Para se contratar agora, estamos seguindo um perfil. Contratamos um treinador (Zé Teodoro) que tem gana em trabalhar com a divisão de base, que é o projeto do Náutico. Outra coisa fundamental é que quem vai assumir o clube é uma pessoa que está aqui desde 1989, já foi vice-presidente e a maioria de nossa diretoria vai permanecer, agora mais experiente.

O senhor não tem medo que isso seja visto como uma falta de renovação das forças políticas do clube?
Não, muito pelo contrário. Feliz do clube que tem entre seus dirigentes, ex-jogadores e pessoas que se dedicam de corpo e alma. Conhece-se poucos casos de pessoas assim que fazem isso sendo remunerados. E os nossos nem recebem para isso. Na verdade, acontece o contrário. Eles remuneram o clube e, muitas vezes, tiram do próprio bolso.

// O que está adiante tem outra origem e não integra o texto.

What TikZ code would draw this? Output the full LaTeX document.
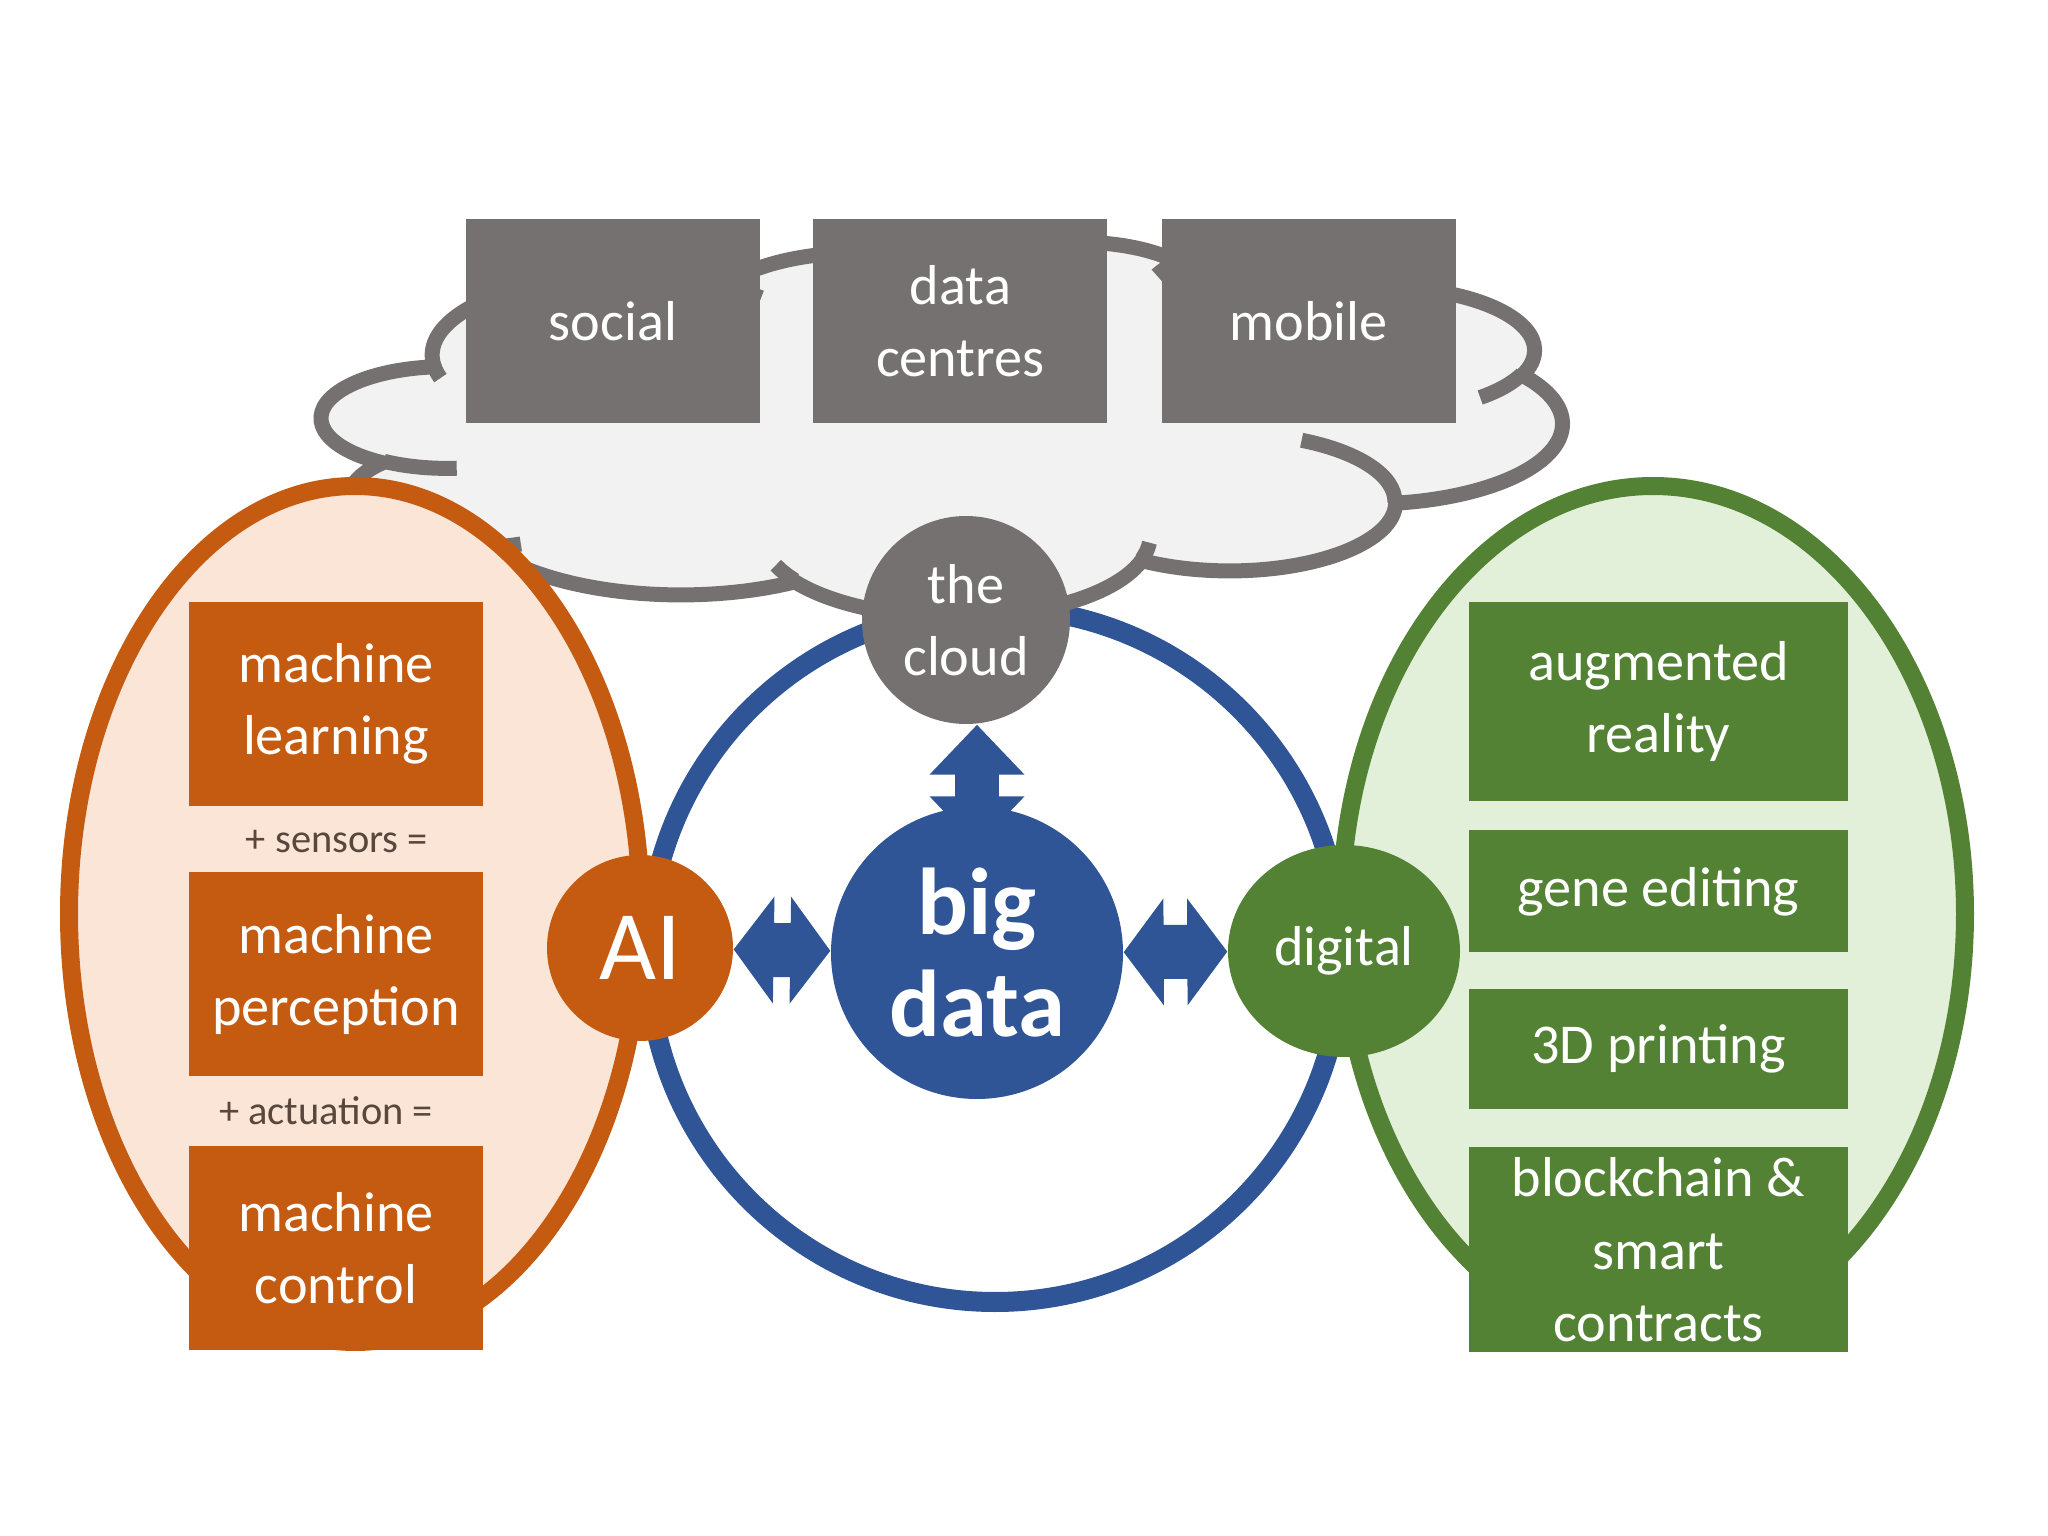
\documentclass[tikz,border=0pt]{standalone}
\usepackage{fontspec}
\setmainfont{Carlito}
\usetikzlibrary{positioning,arrows.meta,shapes.geometric}
\definecolor{boxgray}{RGB}{118,113,113}
\definecolor{cloudfill}{RGB}{242,242,242}
\definecolor{aiorange}{RGB}{197,90,17}
\definecolor{peach}{RGB}{251,229,214}
\definecolor{diggreen}{RGB}{84,130,53}
\definecolor{palegreen}{RGB}{226,240,217}
\definecolor{datablue}{RGB}{47,85,151}
\definecolor{notetext}{RGB}{89,70,60}
% one lobe of the cloud: x radius, y radius, start angle, sweep (seen angles)
\newcommand\cloudarc[4]{arc[x radius=#1,y radius=#2,
start angle={atan2(#1*sin(#3),#2*cos(#3))},
delta angle={mod(atan2(#1*sin(#3+#4),#2*cos(#3+#4))-atan2(#1*sin(#3),#2*cos(#3))+720,360)}]}
\tikzset{
techbox/.style={
rectangle,
minimum width=2.94cm,
minimum height=2.04cm,
align=center,
inner sep=0pt,
text=white,
font=\fontsize{16}{20.5}\selectfont
},
graybox/.style={techbox,fill=boxgray},
orangebox/.style={techbox,fill=aiorange},
greenbox/.style={techbox,fill=diggreen,minimum width=3.79cm},
hub/.style={
circle,
inner sep=0pt,
align=center,
text=white,
font=\fontsize{16}{20.5}\selectfont
},
area/.style={
ellipse,
line width=1.8mm,
minimum height=8.56cm
},
note/.style={
text=notetext,
font=\fontsize{11.5}{14}\selectfont
},
cloudline/.style={
draw=boxgray,
line width=1.5mm
},
dblarrow/.style={
{Triangle[width=10.5mm,length=4mm]}-{Triangle[width=10.5mm,length=4mm]},
line width=5.4mm,
draw=datablue
},
vdblarrow/.style={
{Triangle[width=9.2mm,length=5mm]}-{Triangle[width=9.2mm,length=5mm]},
line width=4.4mm,
draw=datablue
}
}

\begin{document}
\begin{tikzpicture}
\useasboundingbox (0,0) rectangle (20.48,-15.36);

% ring round big data
\node[circle,draw=datablue,line width=2mm,minimum size=6.94cm](ring) at (9.95,-9.55){};

% the cloud
\begin{scope}[shift={(3.22,-2.41)},xscale=0.28704,yscale=-0.086806]
\draw[cloudline,fill=cloudfill] (3.900,14.370)
\cloudarc{6.753}{9.190}{-190.4875}{123.7805}
\cloudarc{5.333}{7.267}{-144.1024}{89.9452}
\cloudarc{4.365}{5.945}{-145.8079}{99.7230}
\cloudarc{4.857}{6.595}{-130.9861}{117.2417}
\cloudarc{5.333}{7.273}{-78.7089}{109.0269}
\cloudarc{6.775}{9.220}{-46.2673}{130.2690}
\cloudarc{5.785}{7.867}{0.6250}{114.0333}
\cloudarc{6.752}{9.215}{22.4516}{115.1726}
\cloudarc{7.720}{10.543}{66.2426}{75.7110}
\cloudarc{4.360}{5.918}{-274.9421}{146.7356}
\cloudarc{4.345}{5.945}{-246.8285}{152.5189}
-- cycle;
\draw[cloudline]
(4.693,26.177) \cloudarc{4.345}{5.945}{86.742}{26.430}
(6.928,34.899) \cloudarc{4.360}{5.918}{73.611}{11.447}
(16.478,39.090) \cloudarc{6.752}{9.215}{137.624}{14.081}
(28.827,34.751) \cloudarc{6.752}{9.215}{6.453}{15.998}
(34.129,22.954) \cloudarc{5.785}{7.867}{-70.292}{70.917}
(41.798,15.354) \cloudarc{5.333}{7.273}{30.318}{27.752}
(38.324,5.426) \cloudarc{4.857}{6.595}{-13.744}{14.859}
(29.078,3.952) \cloudarc{4.857}{6.595}{-149.181}{18.195}
(22.141,4.720) \cloudarc{4.365}{5.945}{-163.494}{17.686}
(14.000,5.192) \cloudarc{6.753}{9.190}{-66.707}{12.319}
(4.127,15.789) \cloudarc{6.753}{9.190}{157.654}{11.858};
\end{scope}

\node[graybox](social) at (6.13,-3.21){social};
\node[graybox,right=0.52cm of social](centres){data\\centres};
\node[graybox,right=0.53cm of centres](mobile){mobile};

% the two fields
\node[area,draw=aiorange,fill=peach,minimum width=5.72cm](aiarea) at (3.55,-9.14){};
\node[area,draw=diggreen,fill=palegreen,minimum width=6.24cm](digarea) at (16.53,-9.14){};

\node[orangebox](learning) at (3.36,-7.04){machine\\learning};
\node[orangebox,below=0.65cm of learning](perception){machine\\perception};
\node[orangebox,below=0.68cm of perception](control){machine\\control};
\node[note] (sensors) at (3.37,-8.42){+ sensors =};
\node[note] (actuation) at (3.26,-11.11){+ actuation =};

\node[greenbox,minimum height=1.99cm](augmented) at (16.585,-7.015){augmented\\reality};
\node[greenbox,minimum height=1.22cm,below=0.28cm of augmented](gene){gene editing};
\node[greenbox,minimum height=1.20cm,below=0.35cm of gene](printing){3D printing};
\node[greenbox,minimum height=2.05cm,below=0.37cm of printing](blockchain){blockchain \&\\smart\\contracts};

% hubs
\node[hub,fill=boxgray,minimum size=2.08cm](thecloud) at (9.66,-6.20){the\\cloud};
\node[hub,fill=datablue,minimum size=2.92cm,font=\bfseries\fontsize{27}{29}\selectfont](bigdata) at (9.77,-9.53){big\\data};
\node[hub,fill=aiorange,minimum size=1.86cm,font=\fontsize{28}{30}\selectfont](ai) at (6.40,-9.48){AI};
\node[hub,ellipse,fill=diggreen,minimum width=2.32cm,minimum height=2.12cm](digital) at (13.44,-9.51){digital};

\draw[dblarrow](ai)--(bigdata);
\draw[dblarrow](bigdata)--(digital);
\draw[vdblarrow](thecloud.south -| bigdata)--([yshift=-4mm]bigdata.north);
\end{tikzpicture}
\end{document}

Em algum momento, passou pela sua cabeça a reeleição?
Não, até porque assumi de uma forma diferente. Condicionei a Gustavo Krause a minha candidatura – e só aceitei ser presidente porque não tinha quem assumir –, se eu não ficasse dentro do futebol. Eu iria ajudar, mas não me envolvendo com contratações.

Ricardo Valois assumirá um Náutico mais estrutrado se comparado ao que o senhor encontrou?
Por Valois ser da área financeira (é administrador), acredito que ele assumirá com mais segurança. André assumiu num momento de loucura, só havia três jogadores no elenco e chegamos ao ponto de precisar de dinheiro emprestado de Sangaletti. Sérgio assumiu e, ao lado de Renê Pontes, começou a dar um formato administrativo. E eu consegui dar prosseguimento.

O senhor acha que o clube vai estar totalmente estruturado administrativamente a partir de quando?
Acredito que com dois ou três anos. Temos a meta de concluir o Centro de Treinamento e isso vai baratear bastante o nosso custo com (locais de) concentração, algo em torno de R$ 300 mil/ano.

Nesta próxima gestão, que vai ter o senhor como presidente do Conselho, o Náutico vai trabalhar focado somente na conclusão do CT? Não, vamos ter grupos de trabalho atuando em várias áreas.

Como tem sido o relacionamento do Náutico com a Federação Pernambucana de Futebol, após a agressão que o senhor recebeu do presidente Carlos Alberto Oliveira, ainda no Campeonato Estadual?
Tomei a iniciativa de procurar a Justiça e ainda estou esperando uma resposta sobre esse assunto. Não misturo nada de ordem pessoal daquilo que é público. Só sei que o Náutico não recebeu nenhum tipo de incentivo da Federação na Série B e acho que isso também se estende aos outros dois clubes. O acordo construído na Justiça do Trabalho e os patrocínios em conjunto foram feitos pelos três clubes. A Federação tem muito a fazer e cabe a ela dar aos clubes um tratamento igual.

O senhor acha que a FPF deixou a desejar no acompanhamento dos clubes na Série B?
No momento em que a Federação tem uma dificuldade de relacionamento com a CBF isso respinga sobre o futebol de Pernambuco. Isso é fato, não há nada de pessoal. Não podemos deixar de levar isso em consideração, pois não traz benefícios ao futebol do Estado.

Se pudesse escolher entre ser campeão pernambucano ou voltar à Primeira Divisão, qual seria a sua opção?
Objetivamente, seria voltar à Primeira Divisão porque teríamos condições materiais de viabilizar muitas parcerias. Se já estamos conseguindo na Segunda Divisão, imagine na Primeira.

No próximo ano, a Segundona terá mais dois times nordestinos. As possibilidades de os times pernambucanos subir aumentaram ou seria melhor que tivesse caído algum clube do eixo Sudeste-Sul?
Considerando-se a hipótese de que outros times teriam mais condições, como tiveram Palmeiras e Botafogo, seria mais difícil mesmo. Temos possibilidade de retornar e para isso estamos fazendo um planejamento, armando um time forte que pode ser reforçado para o Brasileiro.